A law student caught peddling drugs near the Westgate Centre ‘two World Cups ago’ was spared a jail sentence.
Adam Ismail, now 22, was arrested on June 10, 2018, after security guards at the Oxford shopping centre saw him and another man acting suspiciously.
He was detained and searched. Officers uncovering nine wraps of heroin and 16 wraps of crack cocaine, worth around £250 on the street.
Ismail, then aged just 18, also had more than £300 in cash on him, including £209 in a man bag.
It was said that he got involved in dealing drugs through a mixture of naivety and peer pressure.
At the time, he had been hanging around with a ‘bad crowd’ and fell under their spell.
He delivered a package for one of those friends, who handed him £2,000. Naively, he assumed it was payment for delivering the parcel. He later discovered to his cost that it was not and found himself ‘on the hook’ to the dealer.
On Thursday (March 9), prosecutor Richard Mandel told Oxford Crown Court the defendant was at large for a number of years since his arrest. He was said to have been living in Dubai for some time.
He was arrested in Leicester last December, when police officers pulled him over on suspicion of taking the car he was driving. The vehicle in fact belonged to his aunt and the police took no further action.
The second man with whom he was arrested in Oxford five years ago had absconded and not faced justice, Mr Mandel said.
The court heard that Ismail was currently studying for a law degree with the Open University, living with his aunt in Leicester and making deliveries as a cycle courier with Uber.
His brief, Nathan Palmer, asked the judge to spare the young man a prison sentence. A jail term would have ‘implications’ for his future career prospects.
“He’s bright, he’s honest and he’s been upfront about his naivety at the time,” the lawyer said.

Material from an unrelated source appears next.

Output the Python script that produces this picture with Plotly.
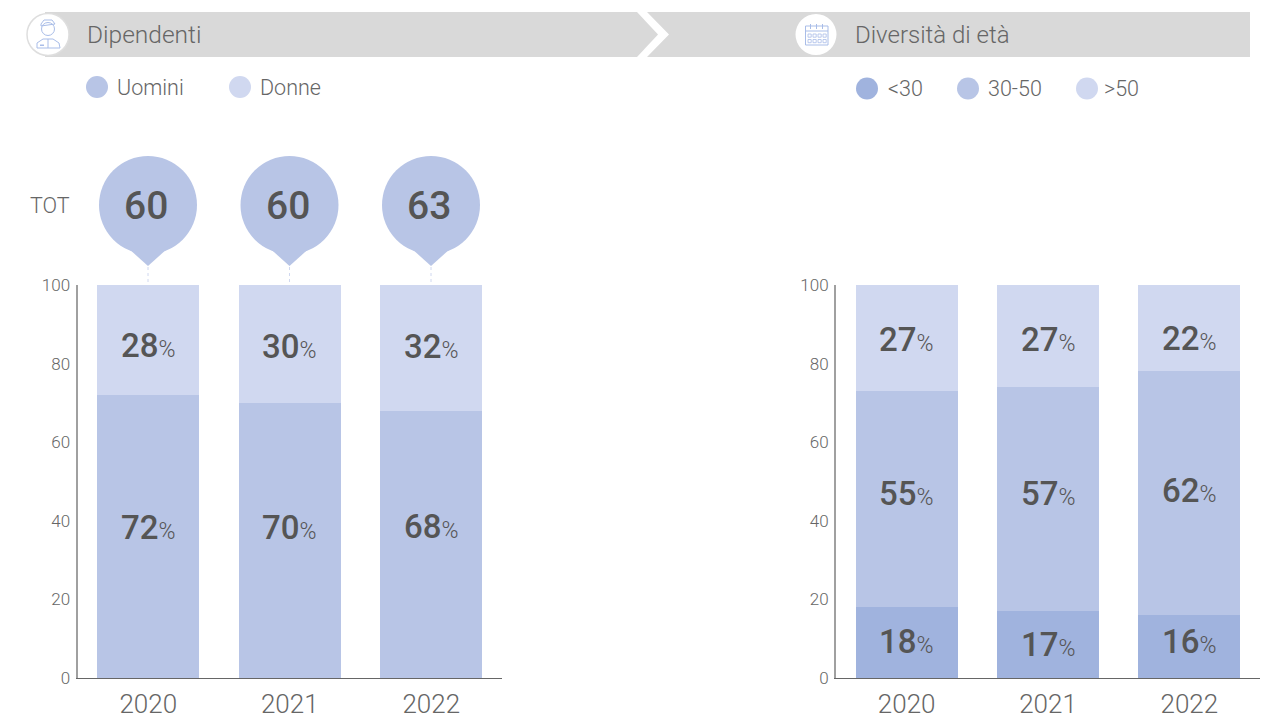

He had not been in trouble with the law since his arrest in 2018.
Recorder Presland noted that it was an old offence, ‘almost five years old – two World Cups ago’, and Ismail would have been sentenced under guidelines that applied to young offenders.

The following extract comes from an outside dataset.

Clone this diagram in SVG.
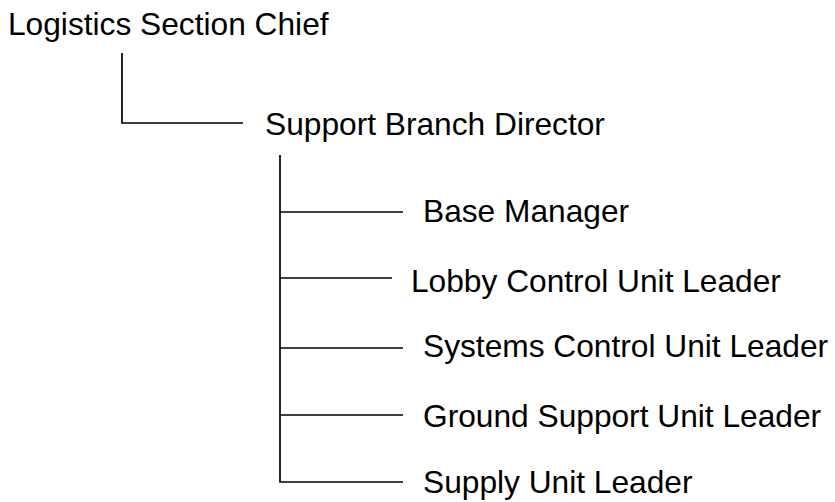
<svg xmlns="http://www.w3.org/2000/svg" width="835" height="502" viewBox="0 0 835 502">
<style>
.t{font-family:"Liberation Sans",Arial,sans-serif;font-size:31.7px;fill:#000}
.c{stroke:#000;stroke-width:1.7;fill:none}
</style>
<rect width="835" height="502" fill="#fff"/>
<g id="connectors">
<path class="c" d="M122 53V123H243"/>
<path class="c" d="M280 155V482H403"/>
<path class="c" d="M280 212H403"/>
<path class="c" d="M280 278H392"/>
<path class="c" d="M280 348H403"/>
<path class="c" d="M280 415H403"/>
</g>
<g id="logistics"><text class="t" x="8" y="35">Logistics Section Chief</text></g>
<g id="support"><text class="t" x="265" y="135">Support Branch Director</text></g>
<g id="base"><text class="t" x="423" y="222">Base Manager</text></g>
<g id="lobby"><text class="t" x="411" y="292">Lobby Control Unit Leader</text></g>
<g id="systems"><text class="t" x="423" y="357">Systems Control Unit Leader</text></g>
<g id="ground"><text class="t" x="423" y="427">Ground Support Unit Leader</text></g>
<g id="supply"><text class="t" x="423" y="493">Supply Unit Leader</text></g>
</svg>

But she added: “You do need to be punished. Class A [drugs] are a blight on society full stop. They lead to deaths not only [from] the drug but because of the nature of the gangs that deal them on the black market. Many young men lose their lives through gang warfare.”
She imposed a two year community order with 250 hours of unpaid work, a six month curfew and up to 11 rehabilitation activity requirement days.
Asked by Mr Mandel whether she would order Ismail pay costs to the Crown Prosecution Service, Recorder Presland shook her head. “He’s not working as a banker.”